§ 3 p.m.
§ Lord Morris of Castle Morris asked Her Majesty's Government:
§ What plans they have to implement the Prime Minister's proposal to extend the Combined Cadet Force to all schools.
My Lords, as my right honourable friend the Prime Minister made clear last week, the Government wish strongly to encourage wider voluntary participation in all the cadet organisations, including the CCF. Membership of that force presently provides some 40, 000 young people at 241 schools with the opportunity to develop such vital personal qualities as leadership, self-respect, teamwork, responsibility and good citizenship. We are considering ways of increasing the scope of the cadet forces as a whole, so as to allow even more young people the opportunity to enjoy the benefits of membership.
§ Lord Morris of Castle Morris
My Lords, I am most obliged to the noble Earl for that reply. However, will he explain to the House what skills, other than skill in killing people, would be given to those young people by the extended CCF which would not be equally given to them by such organisations as the Duke of Edinburgh's Award scheme, the Outdoor pursuits centre, the outward bound schemes or their local sports club?
My Lords, the noble Lord shows an uncharacteristic ignorance of what cadet forces offer to young people. The weapons handling part of the syllabus is only a minor part of what they do. The reasons why we regard the budget on cadets as money well spent are: first, it is a good way of keeping defence in the public eye and promoting a knowledge of the Armed Forces among the public; secondly, it is a way of delivering useful training to young people within a service ethos; thirdly, it increases the level of interest in the Armed Forces among the young. All the evidence shows that the cadet movement succeeds admirably in those objectives.
§ Baroness Young
My Lords, does my noble friend agree that in his first reply he answered the supplementary question of the noble Lord, Lord Morris of Castle Morris, by setting out the qualities that cadet forces encourage in young people? Does he further agree that there is no contradiction at all in encouraging cadet forces and at the same time encouraging young people to take up the Duke of Edinburgh's Award, more 966 sporting activities and all the other outdoor activities that are so valuable in the development of character and personality?
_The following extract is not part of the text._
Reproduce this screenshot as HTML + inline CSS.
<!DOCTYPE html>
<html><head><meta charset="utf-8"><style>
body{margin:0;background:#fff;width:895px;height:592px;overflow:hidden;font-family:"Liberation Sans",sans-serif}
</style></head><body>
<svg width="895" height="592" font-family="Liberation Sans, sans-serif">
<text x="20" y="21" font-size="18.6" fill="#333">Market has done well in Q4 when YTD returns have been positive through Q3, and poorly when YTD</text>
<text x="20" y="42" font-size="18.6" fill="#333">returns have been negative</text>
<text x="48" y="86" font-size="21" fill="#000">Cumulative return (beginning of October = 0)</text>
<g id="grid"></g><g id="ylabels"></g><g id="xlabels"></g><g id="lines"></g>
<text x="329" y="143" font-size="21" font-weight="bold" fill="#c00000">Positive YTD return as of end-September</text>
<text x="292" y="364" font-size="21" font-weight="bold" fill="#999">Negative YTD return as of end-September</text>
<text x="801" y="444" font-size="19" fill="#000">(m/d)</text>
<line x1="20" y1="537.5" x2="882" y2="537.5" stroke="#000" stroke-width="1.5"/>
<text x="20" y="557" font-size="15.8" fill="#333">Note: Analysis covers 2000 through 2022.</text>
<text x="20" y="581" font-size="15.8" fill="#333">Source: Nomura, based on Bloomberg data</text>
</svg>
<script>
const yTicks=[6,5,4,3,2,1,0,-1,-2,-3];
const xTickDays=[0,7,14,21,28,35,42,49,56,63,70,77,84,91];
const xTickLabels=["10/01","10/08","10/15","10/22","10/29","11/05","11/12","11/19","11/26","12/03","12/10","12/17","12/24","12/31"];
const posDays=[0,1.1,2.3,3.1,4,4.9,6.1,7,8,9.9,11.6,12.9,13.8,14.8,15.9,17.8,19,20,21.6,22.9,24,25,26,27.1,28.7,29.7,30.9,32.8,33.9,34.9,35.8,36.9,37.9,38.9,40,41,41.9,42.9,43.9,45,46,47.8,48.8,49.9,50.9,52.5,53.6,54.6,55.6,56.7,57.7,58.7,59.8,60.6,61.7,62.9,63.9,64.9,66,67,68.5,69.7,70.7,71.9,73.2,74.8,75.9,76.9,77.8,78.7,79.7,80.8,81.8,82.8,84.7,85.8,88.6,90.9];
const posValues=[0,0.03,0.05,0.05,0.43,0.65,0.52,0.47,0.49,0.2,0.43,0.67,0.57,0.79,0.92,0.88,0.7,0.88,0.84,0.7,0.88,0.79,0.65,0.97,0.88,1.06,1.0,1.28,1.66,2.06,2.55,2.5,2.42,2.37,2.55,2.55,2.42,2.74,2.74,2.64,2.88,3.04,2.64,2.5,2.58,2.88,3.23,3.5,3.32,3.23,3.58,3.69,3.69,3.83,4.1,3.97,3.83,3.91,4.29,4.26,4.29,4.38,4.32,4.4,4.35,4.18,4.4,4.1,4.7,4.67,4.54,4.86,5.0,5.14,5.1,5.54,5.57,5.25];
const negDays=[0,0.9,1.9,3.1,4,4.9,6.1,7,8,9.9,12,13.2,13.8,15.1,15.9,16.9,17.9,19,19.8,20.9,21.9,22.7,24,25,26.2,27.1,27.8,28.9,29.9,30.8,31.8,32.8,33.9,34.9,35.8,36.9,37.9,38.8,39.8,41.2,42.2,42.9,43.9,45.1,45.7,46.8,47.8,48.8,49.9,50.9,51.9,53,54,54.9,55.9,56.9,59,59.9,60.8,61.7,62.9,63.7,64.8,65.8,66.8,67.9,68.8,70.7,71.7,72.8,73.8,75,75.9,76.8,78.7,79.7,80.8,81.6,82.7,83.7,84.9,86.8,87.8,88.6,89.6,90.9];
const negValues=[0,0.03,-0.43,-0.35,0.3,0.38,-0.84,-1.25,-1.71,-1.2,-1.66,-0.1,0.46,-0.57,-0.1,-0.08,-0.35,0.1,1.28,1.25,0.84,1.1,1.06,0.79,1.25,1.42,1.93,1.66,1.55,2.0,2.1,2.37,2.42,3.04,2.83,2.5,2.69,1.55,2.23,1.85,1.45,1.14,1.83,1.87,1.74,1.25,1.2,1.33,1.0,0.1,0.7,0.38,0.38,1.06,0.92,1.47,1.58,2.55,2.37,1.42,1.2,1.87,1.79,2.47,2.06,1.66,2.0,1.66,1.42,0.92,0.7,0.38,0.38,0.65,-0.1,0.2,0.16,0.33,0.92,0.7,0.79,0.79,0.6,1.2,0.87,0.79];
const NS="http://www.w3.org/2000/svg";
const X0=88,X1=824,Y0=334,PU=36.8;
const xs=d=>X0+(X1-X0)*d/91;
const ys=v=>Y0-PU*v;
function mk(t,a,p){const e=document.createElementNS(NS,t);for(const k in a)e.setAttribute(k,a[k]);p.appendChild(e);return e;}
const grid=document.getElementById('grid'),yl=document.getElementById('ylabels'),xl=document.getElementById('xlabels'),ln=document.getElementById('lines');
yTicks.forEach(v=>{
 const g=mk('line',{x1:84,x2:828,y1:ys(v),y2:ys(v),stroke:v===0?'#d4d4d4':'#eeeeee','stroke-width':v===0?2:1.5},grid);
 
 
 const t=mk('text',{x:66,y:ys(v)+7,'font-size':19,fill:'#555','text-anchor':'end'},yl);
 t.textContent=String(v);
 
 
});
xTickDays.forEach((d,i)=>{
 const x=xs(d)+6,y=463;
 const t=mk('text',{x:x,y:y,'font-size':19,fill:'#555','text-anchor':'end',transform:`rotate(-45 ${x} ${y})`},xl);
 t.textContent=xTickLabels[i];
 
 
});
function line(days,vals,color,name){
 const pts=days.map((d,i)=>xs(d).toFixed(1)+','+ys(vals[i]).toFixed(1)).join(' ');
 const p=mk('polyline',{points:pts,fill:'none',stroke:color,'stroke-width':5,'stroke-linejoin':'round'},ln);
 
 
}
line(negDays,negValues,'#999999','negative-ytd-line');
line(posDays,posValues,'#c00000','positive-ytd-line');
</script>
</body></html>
My Lords, I am very grateful to my noble friend. I could not have put the case better myself. As she rightly indicates, cadets are encouraged to undertake adventurous activities, including expeditions, and to learn community skills such as first aid. Through the Duke of Edinburgh's Award scheme they can further their education in such subjects as the arts, engineering and computer studies. Cadet forces also offer a wide range of other academic and practical activities, many leading eventually to national vocational qualifications.
§ Lord Quirk
My Lords, is it not the case that membership of any of the cadet forces rapidly challenges the mathematically challenged, of whom we have far too many among our youngsters; and that anything that we can do which will encourage the demonstration of the practical utility of basic skills is to be encouraged?
My Lords, the noble Lord makes a very valuable point. The activities encouraged by the cadet movement provide a practical outlet for academic skills acquired in the classroom. One thinks of mathematics, applied mechanics and even military history. Many of the outdoor activities encourage a respect for conserving the environment. There are many ways in which the noble Lord's question is extremely pertinent.
§ Lord Jenkins of Putney
My Lords, is the Minister aware that, like me, John Major refused to become a cadet? He became a wolf cub. Does the noble Lord recognise that non-military bodies exist as well as the cadet organisations? For example, the Woodcraft Folk specialise in environmental matters and are an extremely valuable body. Is the Minister further aware that none of these bodies receives a cent in state support? Is it not right that these matters should be examined again on a much wider basis so that bodies established on a non-military basis can at least receive equal attention?
My Lords, I suspect that my right honourable friend the Prime Minister spent rather a lot of his time playing cricket. However, that is another matter. The noble Lord makes a very important point about youth movements generally. The Government certainly encourage those movements. It is, however, equally important to recognise that the young have a particular interest in youth movements associated with the Armed Forces. There is merit in that interest being channelled, for example, into a safe and responsible attitude towards the use of firearms and into their being encouraged to see the Armed Forces as a force for good in the defence of this country.
§ Lord Jenkins of Putney
My Lords, the other organisations need more cash. They need government money.
My Lords, they may need more cash. Whether they will receive more government money is a 967 matter upon which I should be interested to hear the views of the party opposite. Many voluntary organisations raise much of their money through their own efforts, as do many units within the cadet force movement. The sea cadets, in particular, raise at least half their funds through charitable and voluntary fund-raising.